NOTE: This is the fourth in my series of “10 things I wish I had known when I started using MATLAB”.

There are times when you want to use a subset of your data that fulfills a certain condition or set of conditions. For example, maybe you want just the samples that were collected on a certain day or ones that have a value greater than some threshold.

MATLAB has a very convenient way to do this, which you’ve probably already used. It’s called indexing. You can index in many different ways, such as by location in the matrix or logically. For example:

a = [1:20];
b = a(a>15)

This little snippet would return:

b = [16, 17, 18, 19, 20]

A more complicated example - aerosol concentrations

That’s a pretty simple example. What if we have a more complicated dataset, say a table with a few different columns and we want to select samples based on multiple conditions across those columns? Here’s an example of such a table, called PA_PM_data, that has 1,782 samples (rows):

waitbar

(Note how we can view just the first eight rows by using the head function?)

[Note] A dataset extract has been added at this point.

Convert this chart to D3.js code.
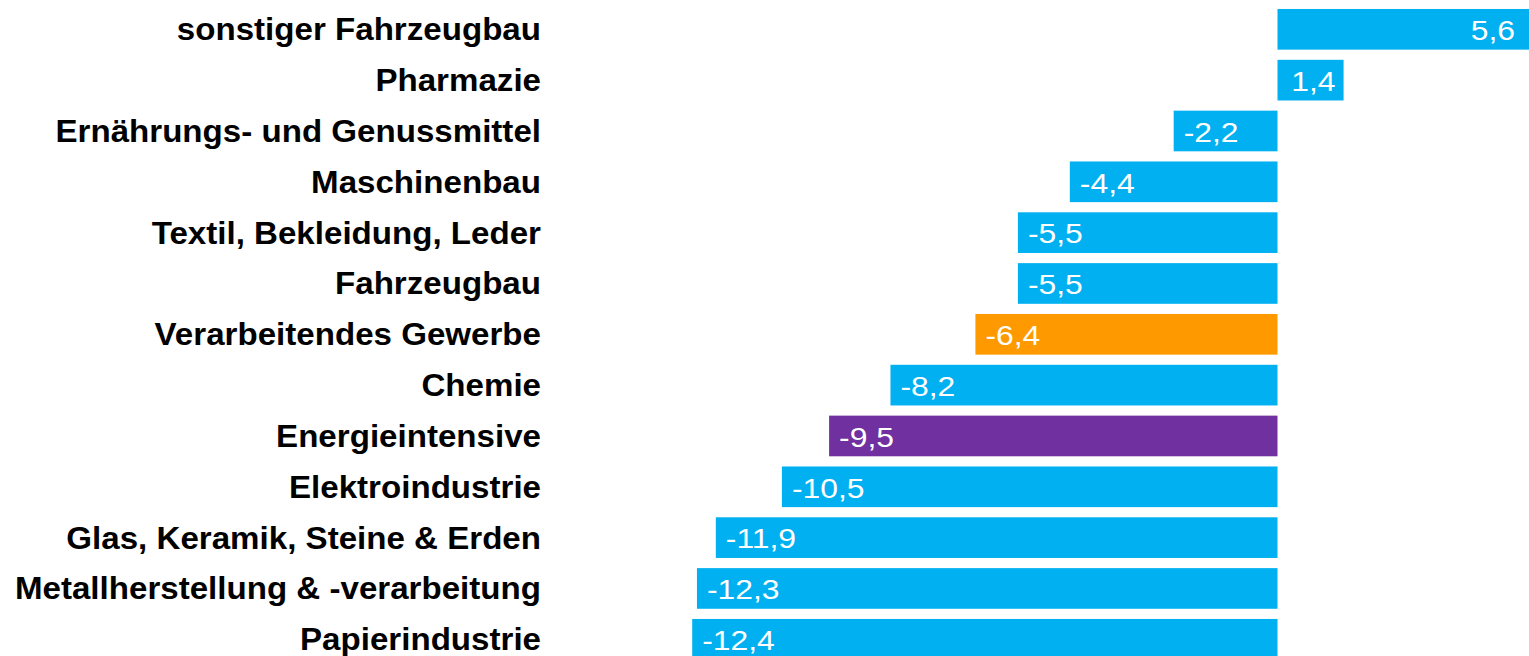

This is a dataset of aerosol mass concentrations (in units of $\tfrac{\mu g}{m^3}$) in the air around Athens, GA made by low-cost sensors (called PurpleAir sensors, hence the “PA”). Each PurpleAir sensor actually has two sensors inside, hence the “A” and “B” distinction for these separate channels. So, the columns labeled “PA_3_A” and “PA_3_B” are the measures of aerosol concentration by this particular PurpleAir sensor, which has been designated sensor #3. Also in the table is a column labeled “PM_ref”, which contains the aerosol mass concentrations as measured by a regulatory reference instrument in Athens - this instrument is much more expensive and, in theory, more accurate.

Let’s say I want to compare the PurpleAir measurements to the reference measurements for only the samples that meet the following conditions:

  • date is in the month of February
  • the ratio of the PurpleAir “A” and “B” channels is > 0.8 and < 1.2 (i.e. the two channels agree to within 20%)
  • the value of “PM_ref” > 5 $\tfrac{\mu g}{m^3}$


We could try to include all of those in one logical condition, but it would be long and messy. Instead, I like to set a “flag” variable that I just keep adding conditions to using the logical “AND”, a “&” symbol in MATLAB. Here’s how I would do that:

% set flag for month = February
flag = month(PA_PM_data.Time) == 2;

% add conditions for the two channels agreeing to within 20%
flag = flag & PA_PM_data.PA_3_A ./ PA_PM_data.PA_3_B > 0.8;
flag = flag & PA_PM_data.PA_3_A ./ PA_PM_data.PA_3_B < 1.2;

% add condition that PM_ref must be > 5 micrograms/m^3
flag = flag & PA_PM_data.PM_ref > 5;

% select just the samples that meet all of the above conditions
PA_PM_data_sel = PA_PM_data(flag,:);

This gives us a total of 204 hourly samples that meet all of those conditions.

Now, if I want to change one of those conditions it is very easy to do because I’ve separated them out. And, I can even temporarily remove one of them if I want to by just commenting out the appropriate line. I can even select all the samples that don’t meet all of the conditions very easily by using ~flag:

PA_PM_data_sel = PA_PM_data(~flag,:);

Let’s say I want to know how many of the samples satisfy the conditions as I add each one. I can do that easily, too, by summing the flag variable after each condition:

% set flag for month = February
flag = month(PA_PM_data.Time) == 2;
sum(flag)

% add conditions for the two channels agreeing to within 20%
flag = flag & PA_PM_data.PA_3_A ./ PA_PM_data.PA_3_B > 0.8;
flag = flag & PA_PM_data.PA_3_A ./ PA_PM_data.PA_3_B < 1.2;
sum(flag)

% add condition that PM_ref must be > 5 micrograms/m^3
flag = flag & PA_PM_data.PM_ref > 5;

When I do this, I see that 261 samples satisfied the first condition, in other words they were taken in the month of February. And, I learn that of those 261 samples, 226 also had channel measurements that agreed with each other within 20%. Then, of course, applying the last condition leaves us with 204 samples, so that one removed another 22 samples.


Using a “flag” variable to apply multiple conditions is a pretty simple trick, but I hope that you can see how useful it can be.